To reject this is to come to the Bible with a reductionistic approach. We cannot define any doctrine or any truth Biblically by the Old Testament or New Testament alone. Everything in the Christian life must be directed and defined by the whole counsel of God. Jesus Himself said this is how we’re to read His Word, in Luke 24:27 Jesus began with Moses and all the prophets, revealing to the men on the road to Emmaus “the things concerning Himself.” Also in Luke 24:44 Jesus says, “Everything written about Me in the Law of Moses and the Prophets and the Psalms must be fulfilled.” Acts 28:23 says Paul expounded to his hearers from morning till evening “trying to convince them about Jesus both from the Law of Moses and from the Prophets.” Colossians 1:28 gives us the meat of all the Apostle’s preaching, “HIM WE PROCLAIM, warning everyone, teaching everyone with all wisdom, that we may present everyone mature in Christ.” If Jesus, Paul, and the early Church viewed the Bible as a whole book all leading up to one Man, and then reflecting on that one Man should we not view it in the same manner?
For example: in Romans 5:12-21 Jesus is called the Last Adam meaning He is the image of God who obeyed where the first Adam failed, and by the obedience of the Last Adam we have life, and triumph over the death that spread to all men through the disobedience of the first Adam. 1 Peter 3:20-21 reveals that as Noah’s ark provided safety and shelter from the wrath of God, so too in Jesus the Church is safe from final punishing judgment from God.
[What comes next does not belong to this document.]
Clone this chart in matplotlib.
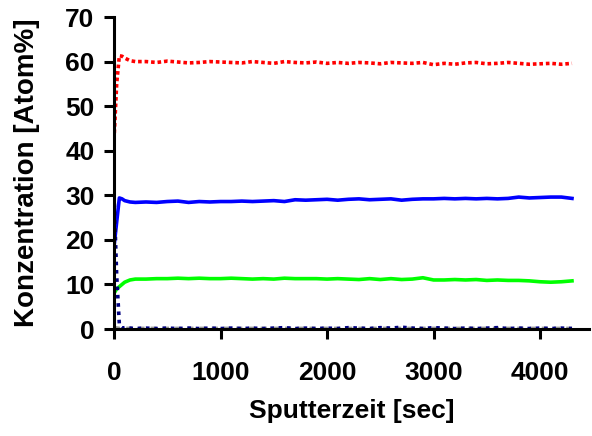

Jesus is the descendant of Abraham in Galatians 3:16 who blesses all nations on the earth. Romans 8:32 shows Jesus to be the Son, not spared as Abraham was permitted to spare Isaac, but sacrificed as the Lamb of God whose death spares others. Matthew 4 reveals Jesus is the true Israel of God, who was obedient in the wilderness where the first Israel was not. 1 Cor. 5:7 presents Jesus as our Passover Lamb who covers the Church with His blood so death passes over us as the blood of the lamb covered Israel in Egypt and passed over them!
There is always a heightening isn’t there? God will not merely repeat the deeds of the past, He will do greater things, climatically greater: a new creation, a second exodus, a new covenant, a new people, all brought into being by a new and greater Prophet. Is this not crystal clear? The unresolved tensions within the Old Testament cry out for resolution in the coming of the Lord and the coming of a Servant unstained by the infidelities that had always polluted Israel and her leaders.
This is all over the Bible, praise God for that!